If I were giving evidence as a German business person to a German
politician I would be saying exactly the same, and American and
French and Australian and Canadian.
Q96 MR CLAPHAM:
Do they do it better?
LORD
JONES OF
BIRMINGHAM:
In terms of promotion around the world from a structured government
point of view the best in class is probably Team Canada and it
might be Singapore. UKTI does it better than the Americans or
the French or the Germans.
Q97 CHAIRMAN:
It is export promotion generally?
LORD
JONES OF
BIRMINGHAM:
Export promotion, yes, but, in terms of this mix of business and
the public realm together that I was talking about earlier, we
do not do it well.
Q98 MR CLAPHAM:
So, just to clarify on that question of support given to business
abroad, our main competitors: the Germans, the French, et cetera,
do they give better support to business products?
LORD
JONES OF
BIRMINGHAM:
Yes, they do. I can give you two examples. One would be trade
fairs, exhibitions, where it is about small business. It is about
a small business having two things: money and confidence. The
ability to go where you have never been before is a pretty frightening
thing when you are a three-man band from Britain. This is not
a UKTI critique because UKTI has only got one pot of money and
it can only spread it so thinly so far. It is about how much is
given to UKTI in the first place. We do not put anywhere near
enough behind that. The Germans do. The second one is export credit
guarantee. One CEO of a big manufacturing exporter said to me,
"I use ECGD to market-test. If ECGD will cover me I know
it does not need insurance", whereas if you were the French
or the Germans you would be behind all your big exporters.
Q99 CHAIRMAN:
I do not want to interrupt your flow but there is just one thing
you said which was quite interesting. Canada is a federal system
with very competitive states and Germany is very much federal;
the Länder are very competitive. We quite often get anecdotal
criticism here that one of the things that undermines UKTI is
the RDAs competing with each other which sometimes confuses those
markets. Do you think that criticism is fair or not from your
experience?
LORD
JONES OF
BIRMINGHAM:
I think it has got a lot better. You asked me at the start whether
I thought I might have made a difference at the time I was there.

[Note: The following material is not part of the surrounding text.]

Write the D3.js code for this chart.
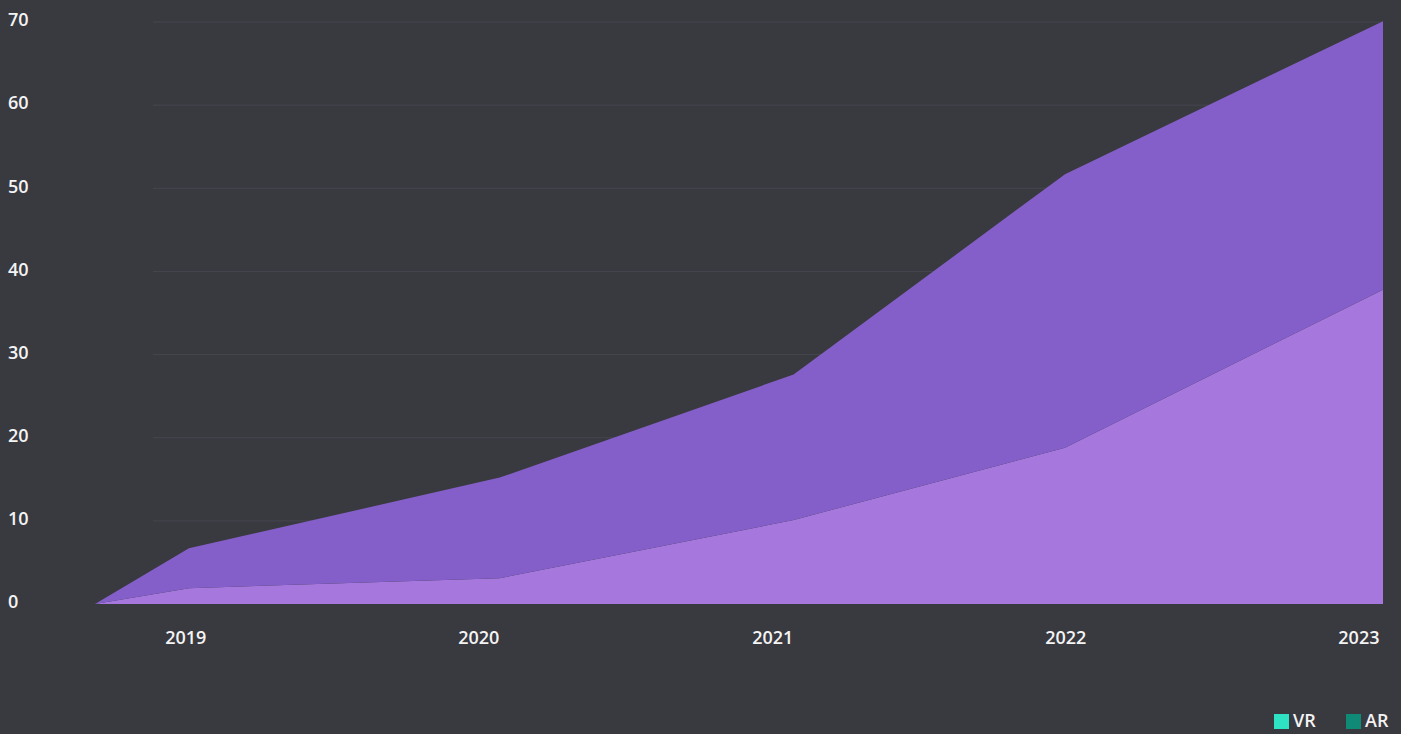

Because I was from somewhere north of Watford, because I had been
in at the formation of the RDAs back in 1999, I understood them,
I knew them, I had worked hard with them at the CBI. There was
an element of mutual trust between me and the RDAs and I think
the relationship got a lot better when I was there and I think
it will endure, and there was a lot less of you went to the Detroit
Motor Show and every RDA was there separately with UKTI. What
a waste of public money that was. That has now come down to just
two or three. It is far more focused. It could be better still
but it is far more focused. Similarly, I have never understood
why Scottish Enterprise always had to have a separate stand everywhere.
It was fine if it was Scottish taxpayers' money but not when it
was off my budget. That is also getting better, I think. I think
there is a bit more will to pull the boat in the same direction.
The Länder do not do it nearly half as much as the RDAs did,
and Team Canada was very much a federal drive. I always said to
UKTI, "You want to watch Team Canada and see where you can
do it like them in certain areas". Singapore was different
because Singapore came from a completely different walk of life
in so many ways.
CHAIRMAN: I
am sorry to interrupt, but that is useful; thank you.